The Questions I Actually Ask
When I’m standing at this fork, here’s my real decision checklist:
- Will this service ever need WebSockets or long-lived connections? → Containers.
- Does it process events from SQS/SNS/S3/EventBridge? → Lambda. It’s literally built for this.
- Is the p99 latency budget under 100ms? → Containers (unless you’re paying for provisioned concurrency).
- Will traffic regularly exceed 5M requests/month? → Run the cost math. Containers probably win.
- Is the team under 5 people with no dedicated DevOps? → Serverless. The ops savings are worth the tradeoffs.
- Does it need GPU, custom binaries, or >10GB memory? → Containers.
- Is this a prototype or MVP? → Lambda. Ship it. Migrate later if needed.
The Migration Path
The best part about this decision: it’s reversible. I’ve migrated services both ways multiple times.

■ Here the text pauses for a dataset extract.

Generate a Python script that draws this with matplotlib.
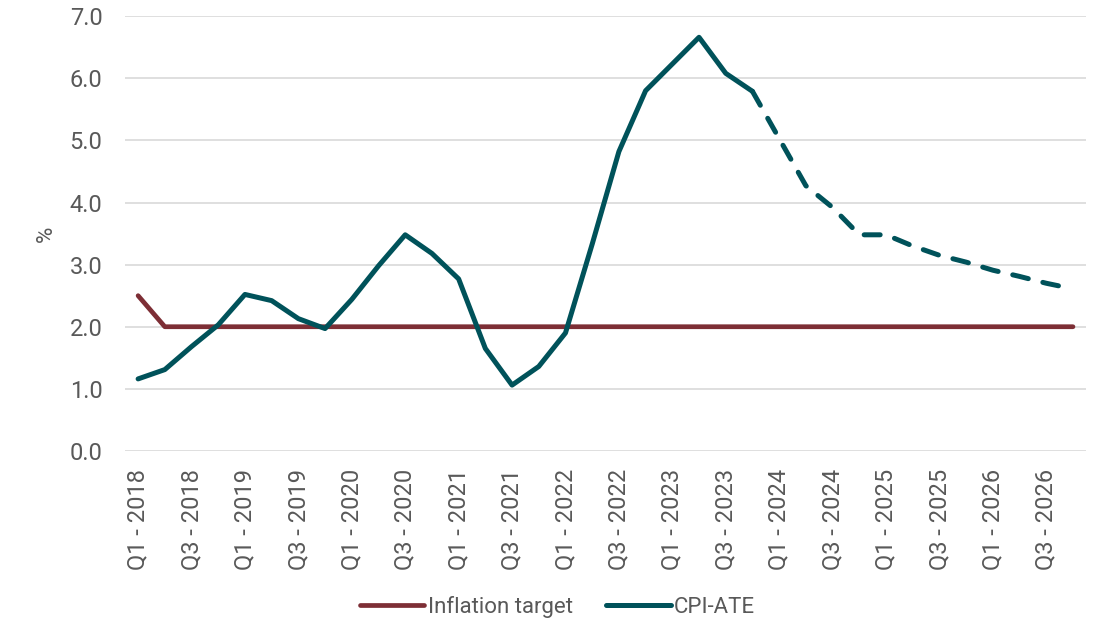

Lambda → Container migration path:
- Your Lambda handler already takes an event and returns a response
- Wrap it in an Express/Fastify server
- Dockerfile → ECS task definition → done
// Your Lambda handler
export const handler = async (event) => {
const result = await processRequest(event);
return { statusCode: 200, body: JSON.stringify(result) };
};
// Same logic, wrapped in Express for containers
import express from 'express';
const app = express();
app.use(express.json());
app.all('/api/*', async (req, res) => {
// Translate HTTP request to Lambda-like event
const event = {
httpMethod: req.method,
path: req.path,
body: JSON.stringify(req.body),
headers: req.headers,
pathParameters: req.params,
queryStringParameters: req.query,
};
const result = await processRequest(event);
res.status(result.statusCode).json(JSON.parse(result.body));
});
app.listen(3000);The key insight: keep your business logic framework-agnostic. If processRequest() doesn’t know whether it’s running in Lambda or Express, migration is trivial.
My Current Default
If you force me to pick a default, today it’s serverless-first with container escape hatches.
I start every new service as a Lambda. If it grows past the serverless sweet spot — high traffic, latency-sensitive, long-running — I migrate it to ECS Fargate. The migration is straightforward because I keep the business logic clean.
The worst mistake is over-engineering the infrastructure before you understand the workload. Ship the Lambda. Watch the metrics. Let the data tell you when to move.
The best infrastructure decision is the one you can change later. Build for today’s constraints, monitor for tomorrow’s, and keep the migration path clean.